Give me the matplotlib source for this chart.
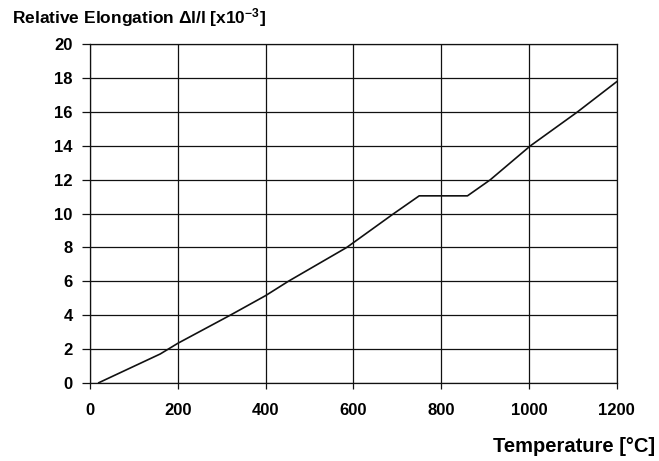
import matplotlib.pyplot as plt

# Data
temperature = [20, 160, 200, 320, 400, 452, 585, 692, 750, 860, 912, 1003, 1110, 1200]
elongation = [0, 1.7, 2.33, 4.0, 5.15, 6.0, 8.0, 10.0, 11.05, 11.05, 12.0, 14.0, 16.0, 17.8]

x_ticks = [0, 200, 400, 600, 800, 1000, 1200]
y_ticks = [0, 2, 4, 6, 8, 10, 12, 14, 16, 18, 20]

plt.rcParams['font.family'] = 'Liberation Sans'
plt.rcParams['font.weight'] = 'bold'
plt.rcParams['mathtext.fontset'] = 'custom'
plt.rcParams['mathtext.rm'] = 'Liberation Sans:bold'
plt.rcParams['mathtext.bf'] = 'Liberation Sans:bold'
plt.rcParams['mathtext.it'] = 'Liberation Sans:bold'

fig = plt.figure(figsize=(6.59, 4.61), dpi=100)
ax = fig.add_axes([0.1366, 0.1698, 0.7992, 0.7337])

ax.plot(temperature, elongation, color='#111111', lw=1.2)

ax.set_xlim(0, 1200)
ax.set_ylim(0, 20)
ax.set_xticks(x_ticks)
ax.set_yticks(y_ticks)
ax.grid(True, color='#111111', lw=0.9)
ax.set_axisbelow(True)
for s in ax.spines.values():
    s.set_color('#111111')
    s.set_linewidth(0.9)
ax.tick_params(axis='both', width=0.9, color='#111111', labelsize=12)
ax.tick_params(axis='x', length=4.5, pad=10)
ax.tick_params(axis='y', length=6, pad=6.5)

# axis titles placed like the original
fig.text(12 / 659, 1 - 18 / 461, 'Relative Elongation \u0394l/l [x10$^{-3}$]',
         fontsize=12.5, fontweight='bold', ha='left', va='center')
fig.text(655 / 659, 1 - 446 / 461, 'Temperature [\u00b0C]',
         fontsize=14.5, fontweight='bold', ha='right', va='center')

fig.savefig('out.png', dpi=100)
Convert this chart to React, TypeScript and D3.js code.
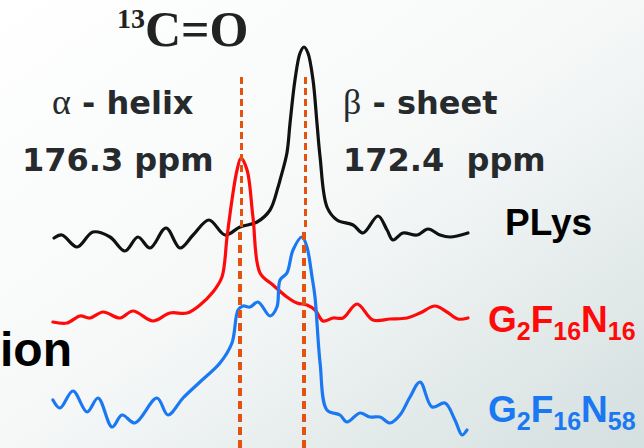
import React, { useEffect, useRef } from "react";
import * as d3 from "d3";

// chemical shift axis (ppm) and intensities (relative to each trace baseline)
const plysPpm = [187.63, 187.15, 186.23, 185.26, 184.22, 183.31, 182.52, 181.78, 180.81, 179.96, 179.16, 178.19, 177.21, 176.3, 175.26, 174.47, 173.98, 173.86, 173.44, 173.25, 172.95, 172.64, 172.4, 172.16, 171.85, 171.61, 171.42, 171.0, 170.39, 169.41, 168.8, 167.89, 167.34, 166.98, 166.37, 165.51, 164.84, 164.11, 163.5, 162.41];
const plysInt = [1, 2.5, -3.5, 4, 1.5, -5.5, 1.5, -4, 6, -4, 2.5, 10, 2.5, 6.5, 9, 15, 26.5, 30, 43.5, 58.5, 80, 93.5, 96.5, 93.5, 80, 58.5, 41.5, 16.5, 10, 7.5, 3.5, 12, 5, 0, 3.5, 2.5, 5.5, 2.5, 1.5, 3.5];

const n16Ppm = [187.7, 186.84, 186.05, 185.44, 184.65, 183.61, 182.82, 181.6, 180.57, 179.53, 178.74, 177.95, 177.4, 177.09, 176.79, 176.48, 176.24, 175.87, 175.51, 175.08, 174.29, 173.44, 172.83, 172.22, 171.73, 171.24, 170.63, 170.02, 169.17, 168.2, 167.16, 166.12, 165.33, 164.42, 163.69, 163.02, 162.41];
const n16Int = [-1, -1.5, 2, 1, 4, 1, 4.5, -0.5, 3.5, 3.5, 7.5, 14, 21.5, 41.5, 60, 75, 81, 75, 51.5, 23.5, 17.5, 11.5, 8.5, 7.5, 5, -0.5, 1, 1, 8, 0, 0.5, 1, 3.5, 7, 4, 0.5, 1];

const n58Ppm = [187.7, 187.27, 186.48, 185.62, 184.95, 184.1, 183.49, 182.7, 181.36, 180.69, 179.77, 178.74, 177.52, 176.79, 176.42, 176.12, 175.69, 175.2, 174.47, 174.05, 173.86, 173.44, 173.07, 172.52, 172.22, 171.91, 171.73, 171.42, 171.0, 170.21, 169.78, 168.99, 168.38, 167.77, 167.16, 166.55, 165.94, 165.33, 164.6, 163.81, 163.2, 162.77, 162.47];
const n58Int = [5, 1, 9.5, -1, 6, -8.5, -2.5, -6.5, 6, -2.5, 6, 14, 23.5, 33.5, 50, 52, 51.5, 54, 47, 51.5, 65, 68.5, 80, 86.5, 81.5, 66.5, 56.5, 23.5, 0, -2.5, -6, -1.5, -3.5, -3.5, -6.5, -2.5, 6.5, 14, 1.5, 3.5, -5, -12.5, -10];

const markerPpm = [176.3, 172.4];
const markerLabels = [
  ["α", " - helix", "176.3 ppm"],
  ["β", " - sheet", "172.4  ppm"],
];

const series = [
  { name: "PLys", ppm: plysPpm, value: plysInt, offset: 100, color: "#111111" },
  { name: "G2F16N16", ppm: n16Ppm, value: n16Int, offset: 60, color: "#ff0a0a" },
  { name: "G2F16N58", ppm: n58Ppm, value: n58Int, offset: 15, color: "#1a78f2" },
];

const W = 644;
const H = 448;

export default function App() {
  const ref = useRef<SVGSVGElement>(null);

  useEffect(() => {
    document.body.style.margin = "0";
    const svg = d3.select(ref.current);
    svg.selectAll("*").remove();

    const defs = svg.append("defs");
    const grad = defs.append("linearGradient")
      .attr("id", "bg")
      .attr("x1", 0).attr("y1", 0)
      .attr("x2", 1).attr("y2", 1);
    grad.append("stop").attr("offset", "0%").attr("stop-color", "#ffffff");
    grad.append("stop").attr("offset", "50%").attr("stop-color", "#f6f8f8");
    grad.append("stop").attr("offset", "100%").attr("stop-color", "#d4dfdf");

    svg.append("rect")
      .attr("width", W).attr("height", H)
      .attr("fill", "url(#bg)");

    // ppm axis runs right to left
    const x = d3.scaleLinear().domain([176.3, 172.4]).range([240, 304]);
    const y = d3.scaleLinear().domain([0, 200]).range([440, 40]);

    const line = d3.line<[number, number]>()
      .x(d => x(d[0]))
      .y(d => y(d[1]))
      .curve(d3.curveCatmullRom.alpha(0.5));

    // traces
    series.forEach(s => {
      const pts: [number, number][] = s.ppm.map((p, i) => [p, s.value[i] + s.offset]);
      svg.append("path")
        .attr("d", line(pts))
        .attr("fill", "none")
        .attr("stroke", s.color)
        .attr("stroke-width", 3.2)
        .attr("stroke-linejoin", "round")
        .attr("stroke-linecap", "round");
    });

    // dashed marker lines
    markerPpm.forEach(p => {
      svg.append("line")
        .attr("x1", x(p) + 1.5).attr("x2", x(p) + 1.5)
        .attr("y1", 77).attr("y2", 230)
        .attr("stroke", "#e4520f")
        .attr("stroke-width", 3)
        .attr("stroke-dasharray", "7 4");
      svg.append("line")
        .attr("x1", x(p)).attr("x2", x(p))
        .attr("y1", 232).attr("y2", H)
        .attr("stroke", "#e4520f")
        .attr("stroke-width", 4)
        .attr("stroke-dasharray", "8 5");
    });

    // title 13C=O
    const title = svg.append("text")
      .attr("x", 117).attr("y", 46)
      .attr("font-family", "Liberation Serif, serif")
      .attr("font-weight", "bold")
      .attr("fill", "#222");
    title.append("tspan").attr("font-size", 28).attr("dy", -18).text("13");
    title.append("tspan").attr("font-size", 50).attr("dy", 18).text("C=O");

    // marker labels
    const labelX = [52, 343];
    const numX = [22, 343];
    markerLabels.forEach((lab, i) => {
      const t = svg.append("text")
        .attr("x", labelX[i]).attr("y", 114)
        .attr("fill", "#262a2c")
        .attr("font-family", "DejaVu Sans, sans-serif")
        .attr("font-weight", "bold")
        .attr("font-size", 32);
      t.append("tspan")
        .attr("font-family", "Liberation Serif, serif")
        .attr("font-weight", "normal")
        .attr("font-size", 36)
        .text(lab[0]);
      t.append("tspan").style("white-space", "pre").text(lab[1]);
      svg.append("text")
        .attr("x", numX[i]).attr("y", 171)
        .attr("fill", "#262a2c")
        .attr("font-family", "DejaVu Sans, sans-serif")
        .attr("font-weight", "bold")
        .attr("font-size", 32)
        .style("white-space", "pre")
        .text(lab[2]);
    });

    // series labels
    svg.append("text")
      .attr("x", 505).attr("y", 235)
      .attr("font-family", "Liberation Sans, Arial, sans-serif")
      .attr("font-weight", "bold")
      .attr("font-size", 37)
      .attr("fill", "#000")
      .text("PLys");

    const subLabel = (yy: number, color: string, last: string) => {
      const t = svg.append("text")
        .attr("x", 488).attr("y", yy)
        .attr("font-family", "Liberation Sans, Arial, sans-serif")
        .attr("font-weight", "bold")
        .attr("font-size", 37)
        .attr("fill", color);
      t.append("tspan").text("G");
      t.append("tspan").attr("font-size", 25).attr("dy", 8).text("2");
      t.append("tspan").attr("dy", -8).text("F");
      t.append("tspan").attr("font-size", 25).attr("dy", 8).text("16");
      t.append("tspan").attr("dy", -8).text("N");
      t.append("tspan").attr("font-size", 25).attr("dy", 8).text(last);
    };
    subLabel(332, series[1].color, "16");
    subLabel(422, series[2].color, "58");

    // cut-off word at left edge
    svg.append("text")
      .attr("x", 72).attr("y", 366)
      .attr("text-anchor", "end")
      .attr("font-family", "Liberation Sans, Arial, sans-serif")
      .attr("font-weight", "bold")
      .attr("font-size", 48)
      .attr("fill", "#000")
      .text("ion");
  }, []);

  return <svg ref={ref} width={W} height={H} style={{ display: "block" }} />;
}
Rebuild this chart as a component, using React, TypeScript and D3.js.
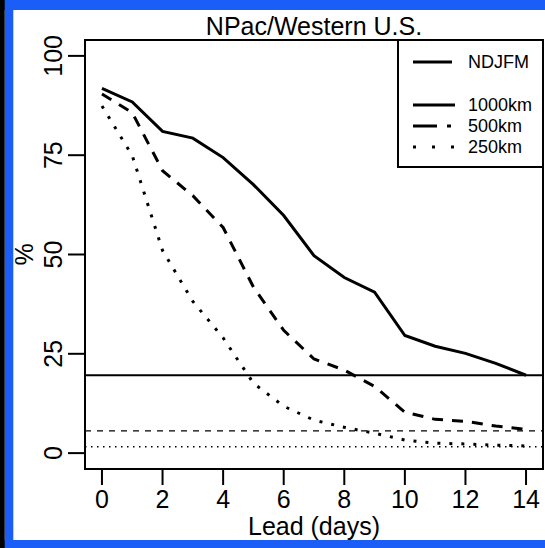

****************

- SET EXERCISE -
Starting with the first line of the data above and ending with the line containing "ax.tick_params(axis='y', length=6, pad=6.5)", please restate every line exactly, leaving images out.

- COMPLETE ANSWER -
Give me the matplotlib source for this chart.
import matplotlib.pyplot as plt

# Data
temperature = [20, 160, 200, 320, 400, 452, 585, 692, 750, 860, 912, 1003, 1110, 1200]
elongation = [0, 1.7, 2.33, 4.0, 5.15, 6.0, 8.0, 10.0, 11.05, 11.05, 12.0, 14.0, 16.0, 17.8]

x_ticks = [0, 200, 400, 600, 800, 1000, 1200]
y_ticks = [0, 2, 4, 6, 8, 10, 12, 14, 16, 18, 20]

plt.rcParams['font.family'] = 'Liberation Sans'
plt.rcParams['font.weight'] = 'bold'
plt.rcParams['mathtext.fontset'] = 'custom'
plt.rcParams['mathtext.rm'] = 'Liberation Sans:bold'
plt.rcParams['mathtext.bf'] = 'Liberation Sans:bold'
plt.rcParams['mathtext.it'] = 'Liberation Sans:bold'

fig = plt.figure(figsize=(6.59, 4.61), dpi=100)
ax = fig.add_axes([0.1366, 0.1698, 0.7992, 0.7337])

ax.plot(temperature, elongation, color='#111111', lw=1.2)

ax.set_xlim(0, 1200)
ax.set_ylim(0, 20)
ax.set_xticks(x_ticks)
ax.set_yticks(y_ticks)
ax.grid(True, color='#111111', lw=0.9)
ax.set_axisbelow(True)
for s in ax.spines.values():
    s.set_color('#111111')
    s.set_linewidth(0.9)
ax.tick_params(axis='both', width=0.9, color='#111111', labelsize=12)
ax.tick_params(axis='x', length=4.5, pad=10)
ax.tick_params(axis='y', length=6, pad=6.5)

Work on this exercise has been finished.